Charts and diagrams as code
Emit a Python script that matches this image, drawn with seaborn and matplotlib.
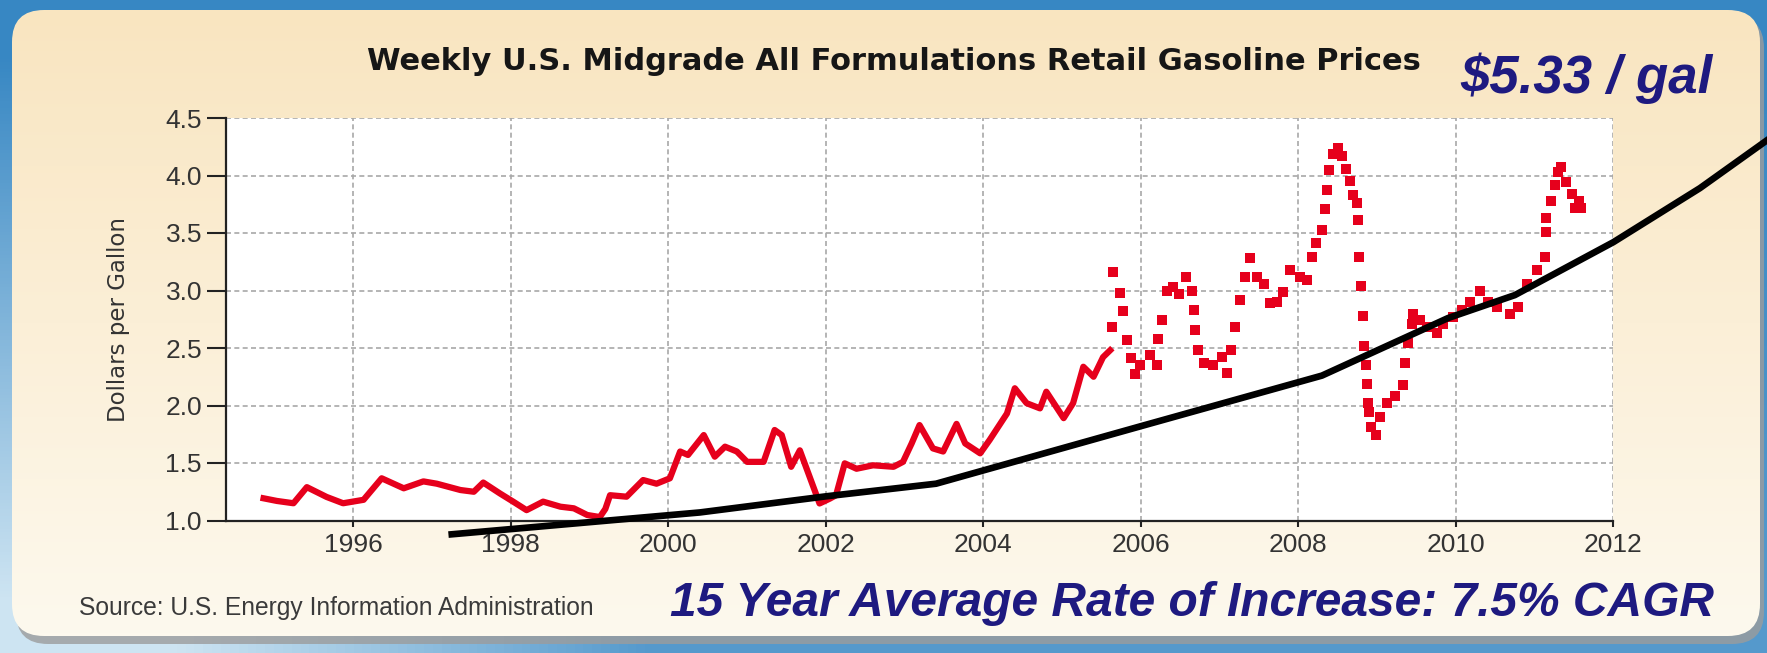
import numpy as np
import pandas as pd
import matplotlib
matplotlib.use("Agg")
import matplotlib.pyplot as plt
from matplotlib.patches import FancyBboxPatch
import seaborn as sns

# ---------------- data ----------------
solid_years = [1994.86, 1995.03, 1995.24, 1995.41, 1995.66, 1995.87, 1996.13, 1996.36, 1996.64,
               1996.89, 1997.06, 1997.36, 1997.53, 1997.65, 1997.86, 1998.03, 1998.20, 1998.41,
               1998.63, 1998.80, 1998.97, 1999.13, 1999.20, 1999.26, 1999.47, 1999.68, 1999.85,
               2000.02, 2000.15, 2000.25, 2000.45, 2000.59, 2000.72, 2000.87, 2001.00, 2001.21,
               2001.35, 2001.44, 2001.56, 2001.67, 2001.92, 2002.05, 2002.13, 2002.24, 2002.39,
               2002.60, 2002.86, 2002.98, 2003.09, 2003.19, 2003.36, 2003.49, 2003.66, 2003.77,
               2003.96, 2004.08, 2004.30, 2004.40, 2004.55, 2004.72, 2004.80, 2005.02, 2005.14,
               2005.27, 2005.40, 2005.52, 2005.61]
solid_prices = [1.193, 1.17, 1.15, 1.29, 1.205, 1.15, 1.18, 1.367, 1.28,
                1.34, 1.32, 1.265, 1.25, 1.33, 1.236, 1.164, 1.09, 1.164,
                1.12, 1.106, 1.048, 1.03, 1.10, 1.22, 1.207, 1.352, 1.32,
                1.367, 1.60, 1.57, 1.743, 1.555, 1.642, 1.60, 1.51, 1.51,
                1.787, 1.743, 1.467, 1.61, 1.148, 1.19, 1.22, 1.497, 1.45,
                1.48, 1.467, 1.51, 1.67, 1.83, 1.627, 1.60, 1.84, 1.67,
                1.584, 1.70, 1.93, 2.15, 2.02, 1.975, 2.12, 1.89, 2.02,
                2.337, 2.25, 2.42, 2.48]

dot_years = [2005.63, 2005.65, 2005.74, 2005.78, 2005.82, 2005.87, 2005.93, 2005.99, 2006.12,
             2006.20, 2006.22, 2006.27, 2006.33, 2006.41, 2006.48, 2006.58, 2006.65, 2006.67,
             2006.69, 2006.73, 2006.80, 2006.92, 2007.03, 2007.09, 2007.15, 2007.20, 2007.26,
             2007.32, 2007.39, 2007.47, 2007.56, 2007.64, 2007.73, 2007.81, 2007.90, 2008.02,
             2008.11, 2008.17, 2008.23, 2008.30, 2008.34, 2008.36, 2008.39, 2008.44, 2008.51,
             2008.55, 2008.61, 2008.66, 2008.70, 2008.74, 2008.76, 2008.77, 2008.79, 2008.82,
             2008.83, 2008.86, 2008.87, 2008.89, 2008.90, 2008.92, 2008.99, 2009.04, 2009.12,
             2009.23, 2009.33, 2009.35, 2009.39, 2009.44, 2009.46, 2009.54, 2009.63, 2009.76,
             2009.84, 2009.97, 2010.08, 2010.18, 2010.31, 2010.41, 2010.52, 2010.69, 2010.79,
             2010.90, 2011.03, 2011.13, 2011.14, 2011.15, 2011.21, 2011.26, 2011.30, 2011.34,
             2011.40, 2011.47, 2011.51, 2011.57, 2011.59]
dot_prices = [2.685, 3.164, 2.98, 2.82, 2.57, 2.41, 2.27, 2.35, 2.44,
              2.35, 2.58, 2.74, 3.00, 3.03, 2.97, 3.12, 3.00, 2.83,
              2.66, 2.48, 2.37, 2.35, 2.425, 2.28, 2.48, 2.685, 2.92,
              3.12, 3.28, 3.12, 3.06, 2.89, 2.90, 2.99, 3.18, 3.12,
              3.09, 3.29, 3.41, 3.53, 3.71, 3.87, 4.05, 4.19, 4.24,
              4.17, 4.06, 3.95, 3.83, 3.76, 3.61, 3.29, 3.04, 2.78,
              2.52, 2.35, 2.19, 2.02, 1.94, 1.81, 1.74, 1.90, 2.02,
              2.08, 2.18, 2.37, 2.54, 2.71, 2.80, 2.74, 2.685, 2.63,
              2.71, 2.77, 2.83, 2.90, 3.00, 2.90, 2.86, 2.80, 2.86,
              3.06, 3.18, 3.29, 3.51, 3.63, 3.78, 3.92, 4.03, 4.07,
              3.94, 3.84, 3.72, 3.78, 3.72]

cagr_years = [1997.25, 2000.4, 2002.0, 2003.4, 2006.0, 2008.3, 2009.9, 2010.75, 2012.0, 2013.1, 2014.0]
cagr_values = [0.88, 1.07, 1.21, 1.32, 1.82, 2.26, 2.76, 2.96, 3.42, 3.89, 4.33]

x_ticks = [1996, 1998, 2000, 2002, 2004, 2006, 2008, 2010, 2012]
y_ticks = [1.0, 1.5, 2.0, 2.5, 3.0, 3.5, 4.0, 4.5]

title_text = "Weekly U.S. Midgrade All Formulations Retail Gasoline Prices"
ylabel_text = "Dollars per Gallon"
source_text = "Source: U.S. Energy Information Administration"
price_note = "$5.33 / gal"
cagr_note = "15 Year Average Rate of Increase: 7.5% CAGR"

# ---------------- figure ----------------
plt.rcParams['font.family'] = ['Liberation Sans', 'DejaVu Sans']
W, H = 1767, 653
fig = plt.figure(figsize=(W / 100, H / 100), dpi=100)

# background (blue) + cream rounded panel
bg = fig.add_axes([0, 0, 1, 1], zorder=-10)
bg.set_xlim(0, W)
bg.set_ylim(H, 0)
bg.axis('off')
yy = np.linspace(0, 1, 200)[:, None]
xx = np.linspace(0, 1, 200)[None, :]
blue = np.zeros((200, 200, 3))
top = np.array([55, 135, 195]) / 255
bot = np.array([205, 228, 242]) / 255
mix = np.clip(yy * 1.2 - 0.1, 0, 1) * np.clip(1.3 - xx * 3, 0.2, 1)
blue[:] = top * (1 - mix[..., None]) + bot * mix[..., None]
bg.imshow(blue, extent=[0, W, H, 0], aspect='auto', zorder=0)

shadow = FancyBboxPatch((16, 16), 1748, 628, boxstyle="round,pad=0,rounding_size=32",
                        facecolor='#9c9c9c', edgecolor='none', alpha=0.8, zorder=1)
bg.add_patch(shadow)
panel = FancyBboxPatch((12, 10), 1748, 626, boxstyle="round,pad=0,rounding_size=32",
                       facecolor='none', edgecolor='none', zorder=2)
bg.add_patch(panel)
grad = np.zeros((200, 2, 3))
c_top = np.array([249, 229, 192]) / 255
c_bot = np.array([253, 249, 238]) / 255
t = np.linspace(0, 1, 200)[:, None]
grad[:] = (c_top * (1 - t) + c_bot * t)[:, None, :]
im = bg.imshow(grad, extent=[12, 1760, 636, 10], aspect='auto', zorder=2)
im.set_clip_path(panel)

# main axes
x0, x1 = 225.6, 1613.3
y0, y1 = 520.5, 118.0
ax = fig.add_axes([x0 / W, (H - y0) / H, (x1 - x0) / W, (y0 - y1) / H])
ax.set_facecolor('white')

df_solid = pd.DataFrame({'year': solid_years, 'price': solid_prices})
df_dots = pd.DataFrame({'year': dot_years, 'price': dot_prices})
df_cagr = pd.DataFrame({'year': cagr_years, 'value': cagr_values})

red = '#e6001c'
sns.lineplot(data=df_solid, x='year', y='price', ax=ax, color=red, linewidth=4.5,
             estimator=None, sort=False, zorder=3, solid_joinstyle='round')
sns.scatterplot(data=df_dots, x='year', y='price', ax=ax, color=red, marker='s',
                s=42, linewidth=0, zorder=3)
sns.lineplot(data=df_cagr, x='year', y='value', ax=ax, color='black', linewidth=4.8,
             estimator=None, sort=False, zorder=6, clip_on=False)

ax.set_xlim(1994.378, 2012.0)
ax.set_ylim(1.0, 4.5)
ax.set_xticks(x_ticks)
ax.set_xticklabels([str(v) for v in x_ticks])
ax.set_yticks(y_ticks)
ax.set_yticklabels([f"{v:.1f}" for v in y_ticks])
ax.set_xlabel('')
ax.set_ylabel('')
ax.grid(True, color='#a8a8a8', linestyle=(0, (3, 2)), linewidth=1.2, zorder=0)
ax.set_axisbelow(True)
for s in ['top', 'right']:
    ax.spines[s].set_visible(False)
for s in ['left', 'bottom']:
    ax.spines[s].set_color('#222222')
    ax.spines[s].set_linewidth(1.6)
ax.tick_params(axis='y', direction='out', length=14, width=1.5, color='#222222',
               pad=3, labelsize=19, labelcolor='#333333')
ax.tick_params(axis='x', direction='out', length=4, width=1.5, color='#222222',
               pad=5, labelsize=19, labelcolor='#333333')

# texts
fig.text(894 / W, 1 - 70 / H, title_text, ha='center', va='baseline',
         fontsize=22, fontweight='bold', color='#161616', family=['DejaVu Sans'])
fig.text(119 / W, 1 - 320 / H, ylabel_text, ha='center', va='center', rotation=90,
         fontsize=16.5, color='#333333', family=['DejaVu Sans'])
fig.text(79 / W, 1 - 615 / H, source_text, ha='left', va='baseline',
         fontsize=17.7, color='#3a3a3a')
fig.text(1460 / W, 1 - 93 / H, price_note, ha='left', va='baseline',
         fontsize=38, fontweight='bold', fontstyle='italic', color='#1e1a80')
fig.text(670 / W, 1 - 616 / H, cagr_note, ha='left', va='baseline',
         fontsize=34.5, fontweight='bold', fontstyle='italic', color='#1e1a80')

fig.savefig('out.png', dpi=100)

==

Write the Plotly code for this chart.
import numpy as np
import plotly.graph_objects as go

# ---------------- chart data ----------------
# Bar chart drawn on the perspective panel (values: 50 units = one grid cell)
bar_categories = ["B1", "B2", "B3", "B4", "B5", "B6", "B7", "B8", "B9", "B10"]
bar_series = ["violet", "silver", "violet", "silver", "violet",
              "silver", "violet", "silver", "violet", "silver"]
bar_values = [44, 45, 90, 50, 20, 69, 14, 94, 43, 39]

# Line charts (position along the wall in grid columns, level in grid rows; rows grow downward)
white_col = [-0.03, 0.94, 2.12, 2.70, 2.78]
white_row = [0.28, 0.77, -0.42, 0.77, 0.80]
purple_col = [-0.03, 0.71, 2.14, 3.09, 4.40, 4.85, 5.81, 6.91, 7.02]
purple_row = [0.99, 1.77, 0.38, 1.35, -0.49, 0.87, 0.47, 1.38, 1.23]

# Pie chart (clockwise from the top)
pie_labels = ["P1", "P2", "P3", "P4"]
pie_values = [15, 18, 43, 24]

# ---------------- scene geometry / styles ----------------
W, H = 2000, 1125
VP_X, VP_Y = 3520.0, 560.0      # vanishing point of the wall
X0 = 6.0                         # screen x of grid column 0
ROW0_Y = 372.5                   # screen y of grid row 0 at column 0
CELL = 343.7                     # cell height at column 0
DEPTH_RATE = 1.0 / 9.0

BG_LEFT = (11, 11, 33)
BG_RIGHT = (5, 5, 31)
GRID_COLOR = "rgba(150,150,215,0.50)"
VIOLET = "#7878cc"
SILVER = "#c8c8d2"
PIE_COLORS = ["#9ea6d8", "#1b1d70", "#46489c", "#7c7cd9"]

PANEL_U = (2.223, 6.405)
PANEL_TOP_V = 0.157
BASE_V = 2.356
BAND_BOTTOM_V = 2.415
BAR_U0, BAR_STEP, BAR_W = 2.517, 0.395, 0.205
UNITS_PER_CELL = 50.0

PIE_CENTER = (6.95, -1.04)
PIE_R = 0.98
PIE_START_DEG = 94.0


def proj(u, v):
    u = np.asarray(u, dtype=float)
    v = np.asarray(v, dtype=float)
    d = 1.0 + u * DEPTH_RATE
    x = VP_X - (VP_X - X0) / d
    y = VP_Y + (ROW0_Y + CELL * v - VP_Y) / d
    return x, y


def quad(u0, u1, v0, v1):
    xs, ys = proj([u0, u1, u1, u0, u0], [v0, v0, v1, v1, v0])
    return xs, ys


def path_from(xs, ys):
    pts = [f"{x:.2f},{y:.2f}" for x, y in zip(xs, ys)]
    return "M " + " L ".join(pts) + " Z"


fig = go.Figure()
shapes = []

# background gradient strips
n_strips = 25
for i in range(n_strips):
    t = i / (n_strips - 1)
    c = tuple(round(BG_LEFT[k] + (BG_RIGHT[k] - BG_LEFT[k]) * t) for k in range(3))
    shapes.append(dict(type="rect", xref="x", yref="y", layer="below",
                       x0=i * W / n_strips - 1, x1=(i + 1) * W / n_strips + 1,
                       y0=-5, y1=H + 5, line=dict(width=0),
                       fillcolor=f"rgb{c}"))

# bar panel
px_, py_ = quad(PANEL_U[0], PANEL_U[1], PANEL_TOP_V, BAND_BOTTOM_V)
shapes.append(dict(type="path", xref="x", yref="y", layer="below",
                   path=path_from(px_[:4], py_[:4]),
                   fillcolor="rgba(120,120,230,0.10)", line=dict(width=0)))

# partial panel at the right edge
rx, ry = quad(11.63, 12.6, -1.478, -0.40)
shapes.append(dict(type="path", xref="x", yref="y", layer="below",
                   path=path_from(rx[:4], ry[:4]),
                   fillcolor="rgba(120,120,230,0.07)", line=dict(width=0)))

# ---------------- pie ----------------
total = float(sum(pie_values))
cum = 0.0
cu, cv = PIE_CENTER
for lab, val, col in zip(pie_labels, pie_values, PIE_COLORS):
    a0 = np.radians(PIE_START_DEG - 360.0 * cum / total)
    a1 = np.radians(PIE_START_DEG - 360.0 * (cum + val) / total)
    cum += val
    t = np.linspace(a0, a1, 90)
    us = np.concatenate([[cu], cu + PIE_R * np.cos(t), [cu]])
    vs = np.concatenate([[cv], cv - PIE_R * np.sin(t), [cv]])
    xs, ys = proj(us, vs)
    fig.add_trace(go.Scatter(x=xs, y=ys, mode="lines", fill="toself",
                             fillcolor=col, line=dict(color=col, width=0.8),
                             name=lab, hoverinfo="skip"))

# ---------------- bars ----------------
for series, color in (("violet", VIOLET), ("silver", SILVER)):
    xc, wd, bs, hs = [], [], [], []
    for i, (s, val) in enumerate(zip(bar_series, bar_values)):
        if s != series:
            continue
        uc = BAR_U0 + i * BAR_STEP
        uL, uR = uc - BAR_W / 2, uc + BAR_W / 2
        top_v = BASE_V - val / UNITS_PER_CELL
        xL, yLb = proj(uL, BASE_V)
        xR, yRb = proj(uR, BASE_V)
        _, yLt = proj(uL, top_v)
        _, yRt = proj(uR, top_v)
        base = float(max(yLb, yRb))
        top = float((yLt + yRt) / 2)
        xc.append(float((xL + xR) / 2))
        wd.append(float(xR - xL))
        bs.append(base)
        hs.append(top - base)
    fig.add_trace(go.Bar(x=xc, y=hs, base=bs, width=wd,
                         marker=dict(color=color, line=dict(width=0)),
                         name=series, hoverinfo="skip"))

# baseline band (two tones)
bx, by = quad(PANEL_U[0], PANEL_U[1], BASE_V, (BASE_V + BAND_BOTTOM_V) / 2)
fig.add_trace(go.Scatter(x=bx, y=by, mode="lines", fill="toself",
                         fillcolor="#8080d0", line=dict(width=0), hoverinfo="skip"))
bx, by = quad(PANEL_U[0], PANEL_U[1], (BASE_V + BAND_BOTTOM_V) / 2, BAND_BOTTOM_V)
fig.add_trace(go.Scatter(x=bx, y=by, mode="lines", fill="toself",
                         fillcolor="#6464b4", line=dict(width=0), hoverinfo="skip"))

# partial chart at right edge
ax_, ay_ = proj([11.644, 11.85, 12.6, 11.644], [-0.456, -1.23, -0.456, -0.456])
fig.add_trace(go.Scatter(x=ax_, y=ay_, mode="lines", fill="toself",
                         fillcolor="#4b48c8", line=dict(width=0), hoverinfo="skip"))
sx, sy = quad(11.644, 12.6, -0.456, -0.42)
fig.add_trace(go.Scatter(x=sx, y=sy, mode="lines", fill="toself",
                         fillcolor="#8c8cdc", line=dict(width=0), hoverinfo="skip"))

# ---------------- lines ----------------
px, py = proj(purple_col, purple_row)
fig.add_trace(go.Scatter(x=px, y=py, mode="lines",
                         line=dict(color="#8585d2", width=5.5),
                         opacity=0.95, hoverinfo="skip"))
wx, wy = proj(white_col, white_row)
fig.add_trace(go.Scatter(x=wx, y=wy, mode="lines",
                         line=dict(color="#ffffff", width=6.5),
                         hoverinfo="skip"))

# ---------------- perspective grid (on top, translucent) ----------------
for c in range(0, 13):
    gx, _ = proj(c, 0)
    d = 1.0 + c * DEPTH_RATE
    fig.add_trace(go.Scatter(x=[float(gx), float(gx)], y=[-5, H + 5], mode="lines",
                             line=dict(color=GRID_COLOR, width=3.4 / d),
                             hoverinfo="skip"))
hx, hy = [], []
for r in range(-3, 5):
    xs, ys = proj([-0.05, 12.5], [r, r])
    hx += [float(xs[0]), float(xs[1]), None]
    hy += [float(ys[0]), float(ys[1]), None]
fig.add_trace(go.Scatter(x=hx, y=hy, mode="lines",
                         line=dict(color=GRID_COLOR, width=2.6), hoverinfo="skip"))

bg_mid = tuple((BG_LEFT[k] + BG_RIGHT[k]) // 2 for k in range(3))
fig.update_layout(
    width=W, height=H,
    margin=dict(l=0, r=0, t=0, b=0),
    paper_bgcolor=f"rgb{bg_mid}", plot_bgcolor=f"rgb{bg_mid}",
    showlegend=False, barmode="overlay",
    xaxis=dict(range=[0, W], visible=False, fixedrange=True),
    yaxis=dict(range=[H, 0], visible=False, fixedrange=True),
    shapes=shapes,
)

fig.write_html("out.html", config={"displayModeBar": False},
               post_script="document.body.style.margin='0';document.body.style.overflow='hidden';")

▶ Work to complete
Of the lines above, quote exactly those from the one with "Emit a Python" through the one with "import seaborn as sns", ends included; pictures stay out.

▶ Task solution
Emit a Python script that matches this image, drawn with seaborn and matplotlib.
import numpy as np
import pandas as pd
import matplotlib
matplotlib.use("Agg")
import matplotlib.pyplot as plt
from matplotlib.patches import FancyBboxPatch
import seaborn as sns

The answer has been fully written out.